Unique layered Ti3C2/Ni–Co–Al layered double hydroxide (LDH) heterostructures alternatively stacked with molecular-level nanosheets are for the first time synthesized by a facile liquid-phase cofeeding and electrostatic attraction heteroassemble strategy between negatively charged Ti3C2 and positively charged Ni–Co–Al-LDH nanosheets. The molecular-level Ti3C2/Ni–Co–Al-LDH heterostructures possessing the merits of both conductive and pseudocapacitive components can show greatly enhanced dynamic behavior in Faradaic reaction, which is significant for obtaining a high power density.
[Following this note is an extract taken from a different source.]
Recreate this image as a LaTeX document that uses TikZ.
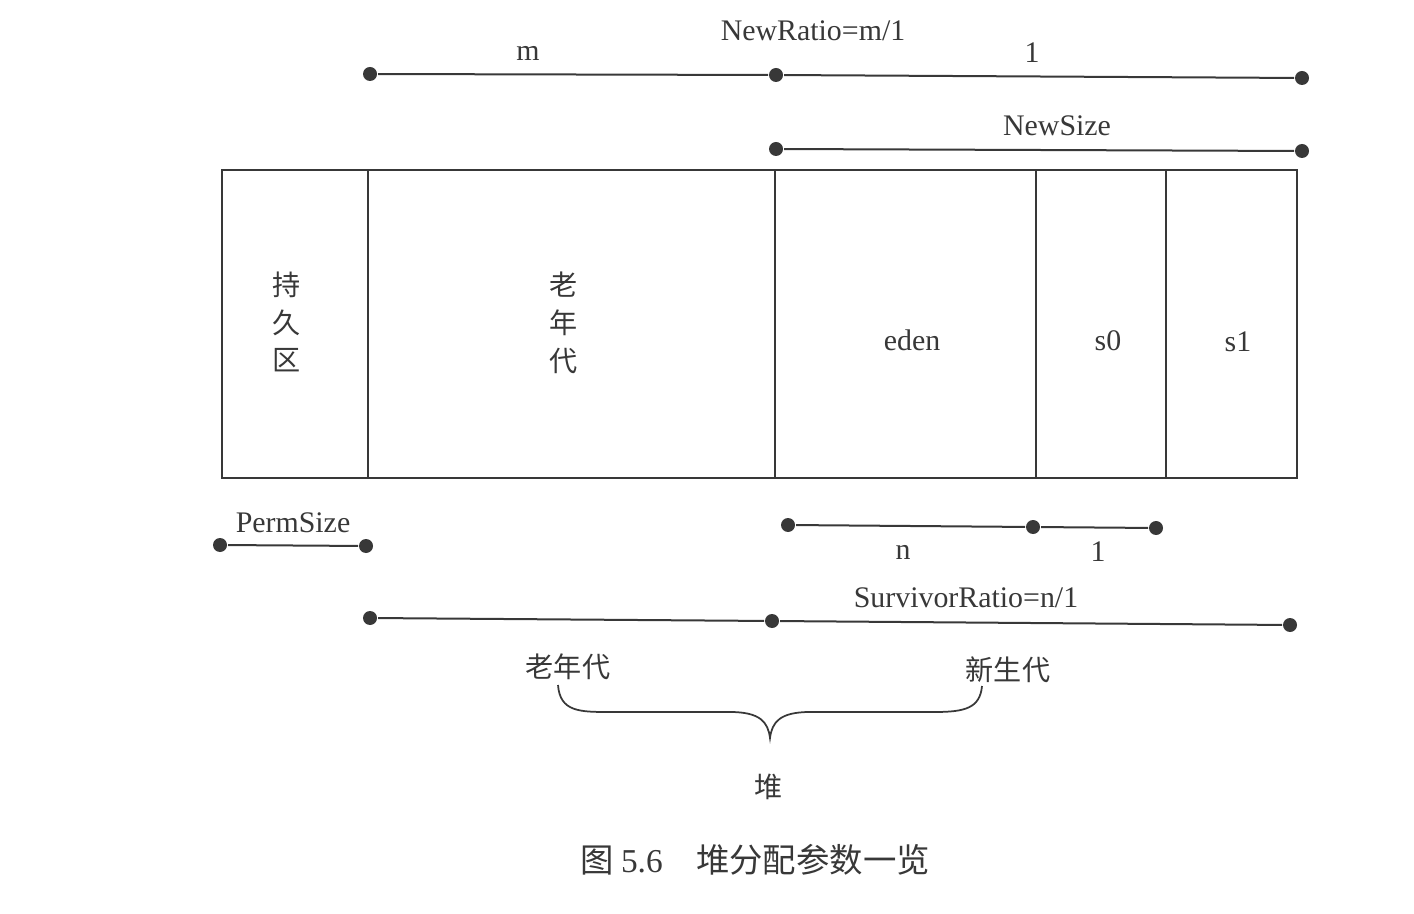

Electrons penetrate in Ti3C2 layers, while ions diffuse rapidly along two-dimensional galleries, displaying the shortest diffusion pathway and highest efficiency for charge transfer. The Ti3C2/Ni–Co–Al-LDH heterostructure exhibits a specific capacitance of 748.2 F g–1 at current density of 1 A g–1, showing an enhanced rate capacity. Importantly, a maximum energy density of 45.8 Wh kg–1 is obtained when Ti3C2/Ni–Co–Al-LDH acts as the positive electrode for an all-solid-state flexible asymmetric supercapacitor. The results indicate that molecular-level heterotructure is a promising candidate for future high-energy supercapacitors.